Derby County have given Frank Lampard his first job in football management on a three-year contract.

The former Chelsea midfielder is certainly a left-field option but could be the right choice to build on Gary Rowett’s tenure.

Rowett, who left for Stoke job earlier this month, deserves some credit for achieving a top six finish. In the first half of last season especially, the 44-year-old got the best out of Matej Vydra, who finished the Championship’s top scorer with 21 goals.

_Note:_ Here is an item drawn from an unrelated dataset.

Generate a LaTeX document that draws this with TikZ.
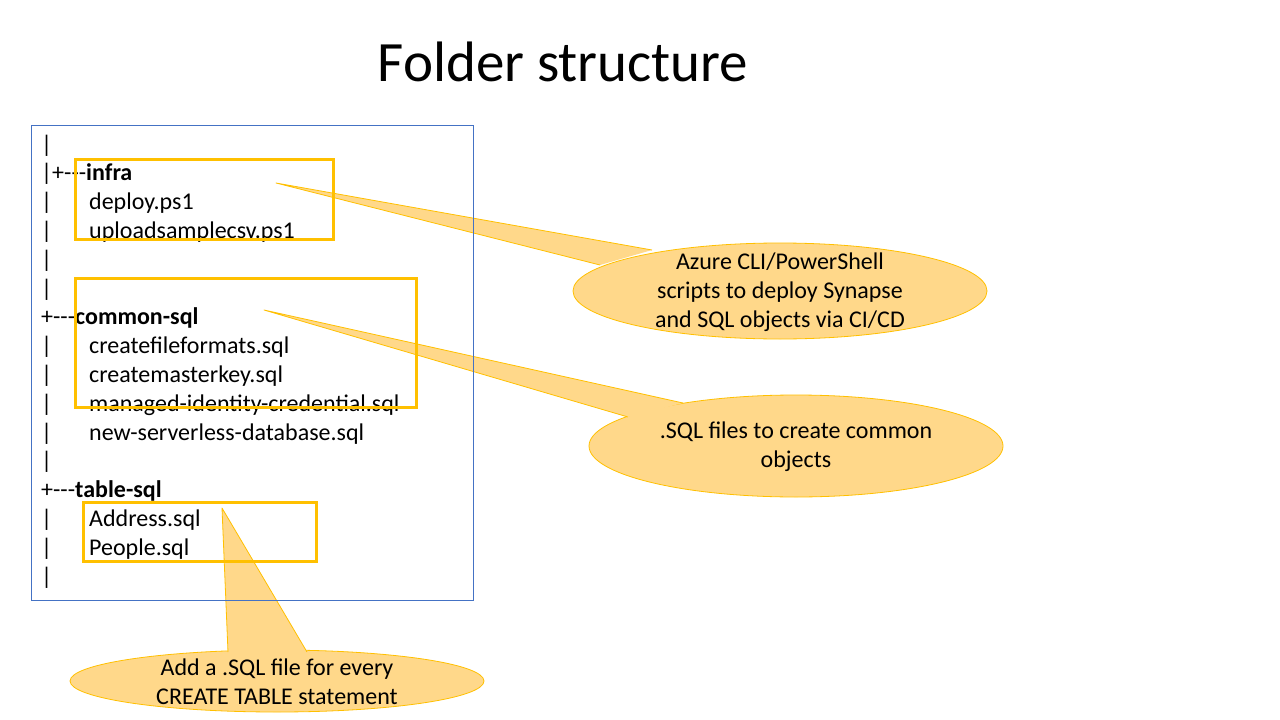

Questions could be asked though about the sustainability of his methods. For a start, Derby’s squad last season had an average age of 29.5, making it the oldest in the Championship. The previous boss might have wanted to continue down the experienced route, but signing lots of old players on expensive contracts is a risky business for a club that has not tasted the riches of the top flight for over a decade.

Secondly, Rowett might also have persisted with a style of play that is, perhaps, overly defensive. He always used a double-pivot; comprising any two of Tom Huddlestone, Bradley Johnson and Joe Ledley depending on fitness, as well as two cautious full-backs in Andre Wisdom and Craig Forsyth.

Because none of those players have the pace nor inclination to construct attacks from deep, the build-up play consists of hopeful balls down the channel for the lone striker, either David Nugent or more recently Cameron Jerome. Only when the front man holds the ball up does Vydra, or a wide forward such as Tom Lawrence, start to look a threat.

That’s not to say Derby didn’t play any good football under Rowett - we saw some slick final third interplay in September’s 5-0 win over Hull, for example - but it only happened after that ball into the front man. As opposing teams have found in the second half of the season, if they can cut out that initial direct pass at source and perhaps nullify Vydra, Rowett’s Rams could be short of alternative ideas.

That’s why his departure is an opportunity for them to add another dimension to their game. Lampard will excite the section of fans who had grown slightly weary of the previous brand of football and, if his attendance at Monday’s League Two Play-Off Final is anything to go by, will look for young, up-and-coming players.

He has already stated his intentions to “bring through some of the excellent youth and Academy talent we have at Pride Park” which implies a desire to lower the squad’s average age and build a more energetic, dynamic outfit.

Naturally, Lampard’s lack of coaching experience will be levelled at him, but there is reason to think he could grow into this role. Derby will have an extensive backroom team; coaches and performance analysts with whom the new manager will be able to gain advice and share ideas. While Lampard would be a main figurehead at the iPro and be accountable to the public, he would not be making decisions on his own.

Lampard has spoken well when asked to do punditry duties and his achievements as a player makes him a character who a lot of people will respect.

Is this a risk for Derby? Yes - but it might be one worth taking.